In its calculations of the financial margins of Norwegian households, Norges Bank finds that raising the lending rate by 2 percentage points increases the debt of households with a negative financial margin from 16 to 22 per cent of the total debt.[9] Sveriges Riksbank has equivalently found that the debt of financially vulnerable households increases from 5.6 per cent to 7.2 per cent on an increase in interest rates by 3 percentage points. The debt ratio increases from 5.6 per cent to 6.3 per cent on an isolated rise in unemployment by 3 percentage points.[10] The analyses are not fully comparable with the results in this chapter since they are based on different assumptions. For example, everyone with debt is included in the Swedish analysis (whether employed or not), and the unemployment benefit system and percentage of households with debt at adjustable interest rates also differ in Sweden and Denmark. The analysis of Danish households in this chapter only includes people in employment.
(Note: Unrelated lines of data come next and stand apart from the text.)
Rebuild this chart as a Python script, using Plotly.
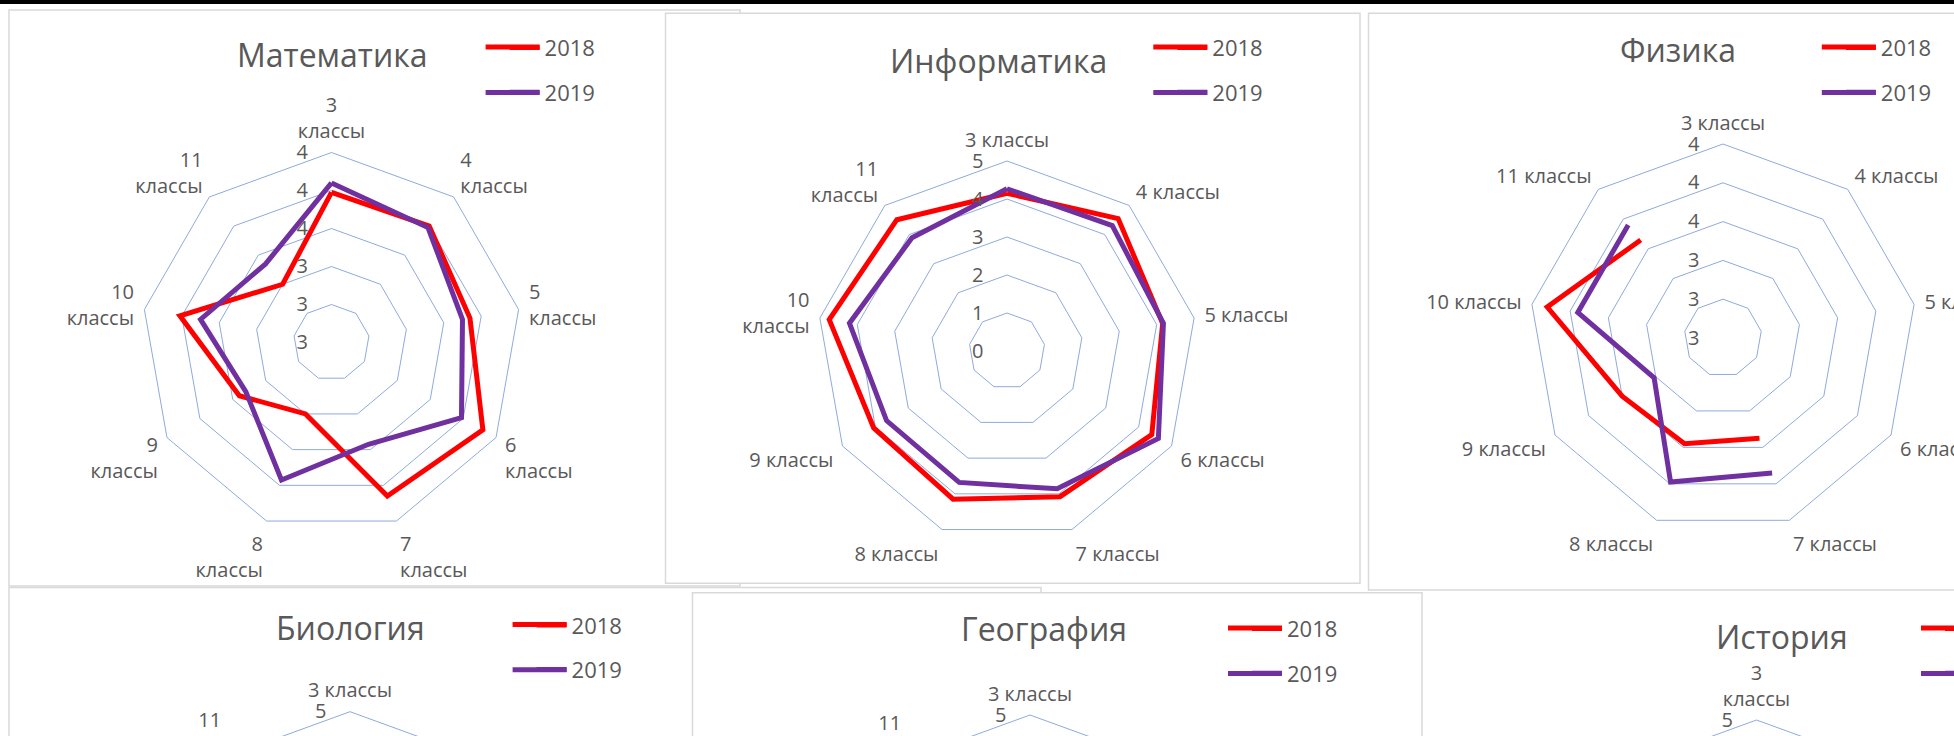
import plotly.graph_objects as go

# ---------------- data ----------------
categories = ["3 классы", "4 классы", "5 классы", "6 классы", "7 классы",
              "8 классы", "9 классы", "10 классы", "11 классы"]
years = ["2018", "2019"]
subjects = ["Математика", "Информатика", "Физика", "Биология", "География", "История"]

math_2018 = [3.79, 3.80, 3.74, 3.92, 3.86, 3.40, 3.56, 3.81, 3.40]
math_2019 = [3.84, 3.79, 3.70, 3.79, 3.57, 3.77, 3.52, 3.70, 3.54]
info_2018 = [4.15, 4.55, 4.16, 4.40, 4.08, 4.15, 4.05, 4.75, 4.51]
info_2019 = [4.27, 4.31, 4.18, 4.60, 3.86, 3.68, 3.66, 4.21, 3.89]
phys_2018 = [None, None, None, None, 3.55, 3.58, 3.60, 3.92, 3.66]
phys_2019 = [None, None, None, None, 3.74, 3.79, 3.41, 3.76, 3.76]
# lower row: the series lie below the visible part of the screenshot
bio_2018 = [None, None, None, None, None, None, None, None, None]
bio_2019 = [None, None, None, None, None, None, None, None, None]
geo_2018 = [None, None, None, None, None, None, None, None, None]
geo_2019 = [None, None, None, None, None, None, None, None, None]
hist_2018 = [None, None, None, None, None, None, None, None, None]
hist_2019 = [None, None, None, None, None, None, None, None, None]

math_ticks = [3.0, 3.2, 3.4, 3.6, 3.8, 4.0]
phys_ticks = [3.0, 3.2, 3.4, 3.6, 3.8, 4.0]
five_ticks = [0, 1, 2, 3, 4, 5]

# ---------------- style / layout ----------------
W, H = 1954, 1150
FONT = "Open Sans"
TEXT = "#595959"
GRID = "#8FAADC"
BORDER = "#D9D9D9"
COLORS = {"2018": "#FF0000", "2019": "#7030A0"}
LINE_W = 5
LEG_ROW_OFFSETS = [-1.2, 44.1]


def px_x(v):
    return v / W


def px_y(v):
    return 1 - v / H


charts = [
    dict(title=subjects[0], data=[math_2018, math_2019], ticks=math_ticks, fmt=".0f",
         wrap=set(categories), cx=331.5, cy=342.5, R=190,
         tx=332, ty=54.5, lx=539.6, ly=48.3),
    dict(title=subjects[1], data=[info_2018, info_2019], ticks=five_ticks, fmt="d",
         wrap={"10 классы", "11 классы"}, cx=1007, cy=351, R=190,
         tx=998, ty=60.8, lx=1207.3, ly=48.3),
    dict(title=subjects[2], data=[phys_2018, phys_2019], ticks=phys_ticks, fmt=".0f",
         wrap=set(), cx=1723, cy=338, R=194,
         tx=1678, ty=50, lx=1875.8, ly=48.3),
    dict(title=subjects[3], data=[bio_2018, bio_2019], ticks=five_ticks, fmt="d",
         wrap={"10 классы", "11 классы"}, cx=350, cy=901.7, R=190,
         tx=350, ty=627.5, lx=566.6, ly=625.7),
    dict(title=subjects[4], data=[geo_2018, geo_2019], ticks=five_ticks, fmt="d",
         wrap={"10 классы", "11 классы"}, cx=1030, cy=905, R=190,
         tx=1044, ty=628, lx=1282, ly=629.3),
    dict(title=subjects[5], data=[hist_2018, hist_2019], ticks=five_ticks, fmt="d",
         wrap={"3 классы"}, cx=1756.5, cy=910, R=190,
         tx=1782, ty=636, lx=1975, ly=629.3),
]

fig = go.Figure()
layout = dict(
    width=W, height=H, margin=dict(l=0, r=0, t=0, b=0, autoexpand=False),
    paper_bgcolor="white", plot_bgcolor="white",
    font=dict(family=FONT, color=TEXT), showlegend=True,
)
annotations = []
legend_ext = []

for i, ch in enumerate(charts):
    pname = "polar" if i == 0 else f"polar{i + 1}"
    lname = "legend" if i == 0 else f"legend{i + 1}"
    for yr, vals in zip(years, ch["data"]):
        fig.add_trace(go.Scatterpolar(
            r=list(vals) + list(vals[:1]),
            theta=categories + categories[:1],
            mode="lines", name=yr, subplot=pname, legend=lname,
            legendgroup=f"{i}-{yr}", connectgaps=False,
            line=dict(color=COLORS[yr], width=LINE_W),
            hoverinfo="skip",
        ))
    ticktext = [c.replace(" ", "<br>") if c in ch["wrap"] else c for c in categories]
    layout[pname] = dict(
        domain=dict(x=[px_x(ch["cx"] - ch["R"]), px_x(ch["cx"] + ch["R"])],
                    y=[px_y(ch["cy"] + ch["R"]), px_y(ch["cy"] - ch["R"])]),
        bgcolor="rgba(0,0,0,0)",
        gridshape="linear",
        angularaxis=dict(
            type="category", categoryarray=categories, rotation=90,
            direction="clockwise", tickvals=categories, ticktext=ticktext,
            showgrid=False, showline=True, linecolor=GRID, linewidth=1,
            ticks="outside", ticklen=6, tickcolor="rgba(0,0,0,0)",
            tickfont=dict(family=FONT, size=20, color=TEXT),
        ),
        radialaxis=dict(
            range=[ch["ticks"][0], ch["ticks"][-1]], tickvals=ch["ticks"],
            tickformat=ch["fmt"], angle=90, side="counterclockwise", tickangle=90,
            showline=False, ticks="outside", ticklen=16, tickcolor="rgba(0,0,0,0)",
            gridcolor=GRID, gridwidth=1,
            tickfont=dict(family=FONT, size=20, color=TEXT),
        ),
    )
    layout[lname] = dict(
        x=px_x(ch["lx"] - 35), y=px_y(ch["ly"] - 21.5), xanchor="left", yanchor="top",
        bgcolor="rgba(0,0,0,0)", borderwidth=0, traceorder="grouped",
        tracegroupgap=13, itemwidth=30,
        font=dict(family=FONT, size=22, color=TEXT),
    )
    # the Excel legend keys are longer than Plotly's: draw the full-length key
    for k, yr in enumerate(years):
        yk = ch["ly"] + LEG_ROW_OFFSETS[k]
        legend_ext.append(dict(
            type="line", xref="paper", yref="paper", layer="above",
            x0=px_x(ch["lx"] - 54), x1=px_x(ch["lx"]), y0=px_y(yk), y1=px_y(yk),
            line=dict(color=COLORS[yr], width=LINE_W)))
    annotations.append(dict(
        text=ch["title"], x=px_x(ch["tx"]), y=px_y(ch["ty"]), xref="paper", yref="paper",
        xanchor="center", yanchor="middle", showarrow=False,
        font=dict(family=FONT, size=32, color=TEXT),
    ))

# chart-area frames of the screenshot (drawn in stacking order)
panels = [
    (9, 10, 740, 586),           # Математика
    (665.5, 13.3, 1360, 583.3),  # Информатика
    (1368.5, 13.3, 1990, 590),   # Физика
    (9, 587.5, 1041, 1300),      # Биология
    (692.5, 592.7, 1422, 1300),  # География
]
shapes = []
for x0, y0, x1, y1 in panels:
    shapes.append(dict(type="rect", xref="paper", yref="paper", layer="below",
                       x0=px_x(x0), x1=px_x(x1), y0=px_y(y1), y1=px_y(y0),
                       fillcolor="white", line=dict(color=BORDER, width=1.5)))
shapes.extend(legend_ext)
shapes.append(dict(type="rect", xref="paper", yref="paper", layer="above",
                   x0=0, x1=1, y0=px_y(4), y1=1, fillcolor="black", line=dict(width=0)))

layout["annotations"] = annotations
layout["shapes"] = shapes
fig.update_layout(**layout)

fig.write_html(
    "out.html",
    config={"displayModeBar": False},
    post_script="document.body.style.margin='0';"
                "document.body.style.overflow='hidden';"
                "document.documentElement.style.overflow='hidden';",
)
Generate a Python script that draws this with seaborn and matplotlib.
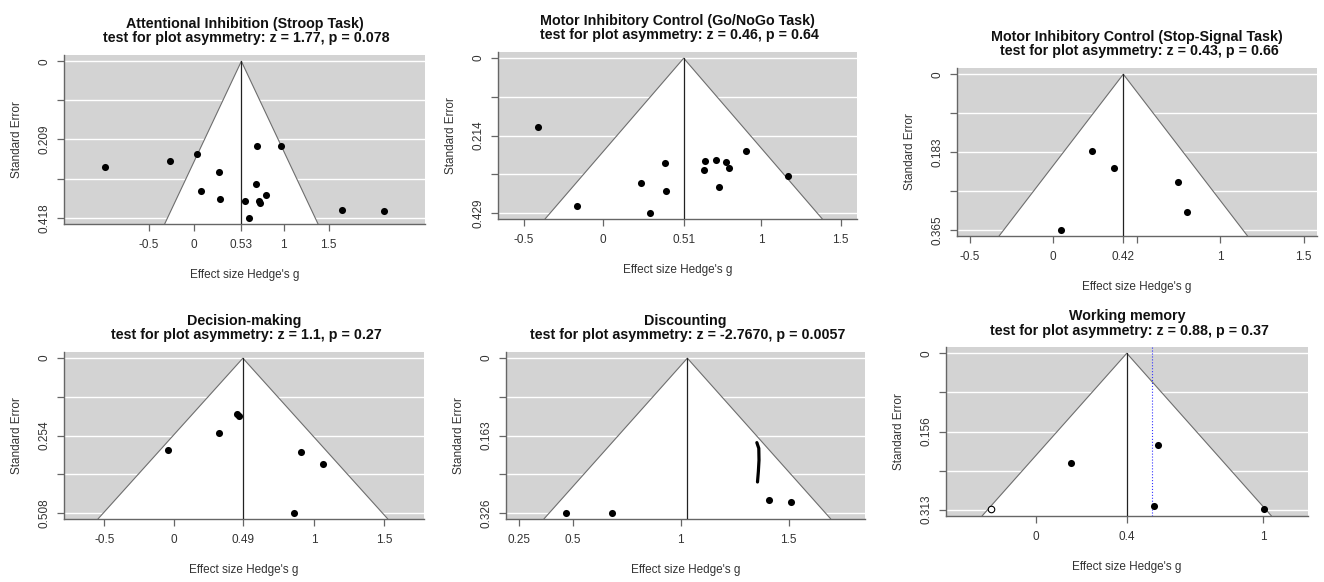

All other things being equal, this implies an underestimation of the total interest-rate exposure.



[1]  Statistics Denmark uses the term " family" .

[2]  Johansson and Persson, Swedish households' indebtedness and ability to pay - a household level study, Economic Review 2006:3, Sveriges Riksbank, 2006; Bjørn H. Vatne, How large are the financial margins of Norwegian households? An analysis of microdata for the period 1987-2004, Economic Bulletin 4/2006, Norges Bank; and Household margins, Financial Stability 1/2006, Norges Bank, 2006.

[3]  Forbrugerinformationen (consumer information), which was part of the National Consumer Agency for a number of years, no longer exists. Originally, the National Consumer Agency in 1993 set out a household budget. The budget was most recently updated by Forbrugerinformationen in 2001.

[4]  Social benefits in a poverty perspective (in Danish only), Rådets småskriftserie No. 1/2003, The Council for Socially Marginalised People, Appendix 3 (prepared by CASA), 2003.

[5]  In Danish only, but data is available at www.statbank.dk.

[6]  In connection with the IMF's macro stress test during the FSAP mission in 2006, three different macroeconomic scenarios were prepared, in which unemployment rose by 3-5 percentage points. For a description of the scenarios, see Box 2 of Denmark: Financial System Stability Assessment, IMF, 2006, www.imf.org/external/pubs/ft/scr/2006/cr06343.pdf.

[7]  For both the unemployment rate and the average bond yield changes are calculated on the basis of the annual average.

[8]  The number of simulations is limited, but not at the expense of precision. Analyses show that the average for the share of households with a negative margin remains by and large unchanged when more than 500 simulations are performed. With 500 scenarios, the average and the median do not deviate until the third decimal.

[9]  Bjørn H. Vatne, How large are the financial margins of Norwegian households? An analysis of microdata for the period 1987-2004, Economic Bulletin 4/2006, Norges Bank.

[10] Johansson and Persson, Swedish households' indebtedness and ability to pay - a household level study, Economic Review 2006:3, Sveriges Riksbank, 2006.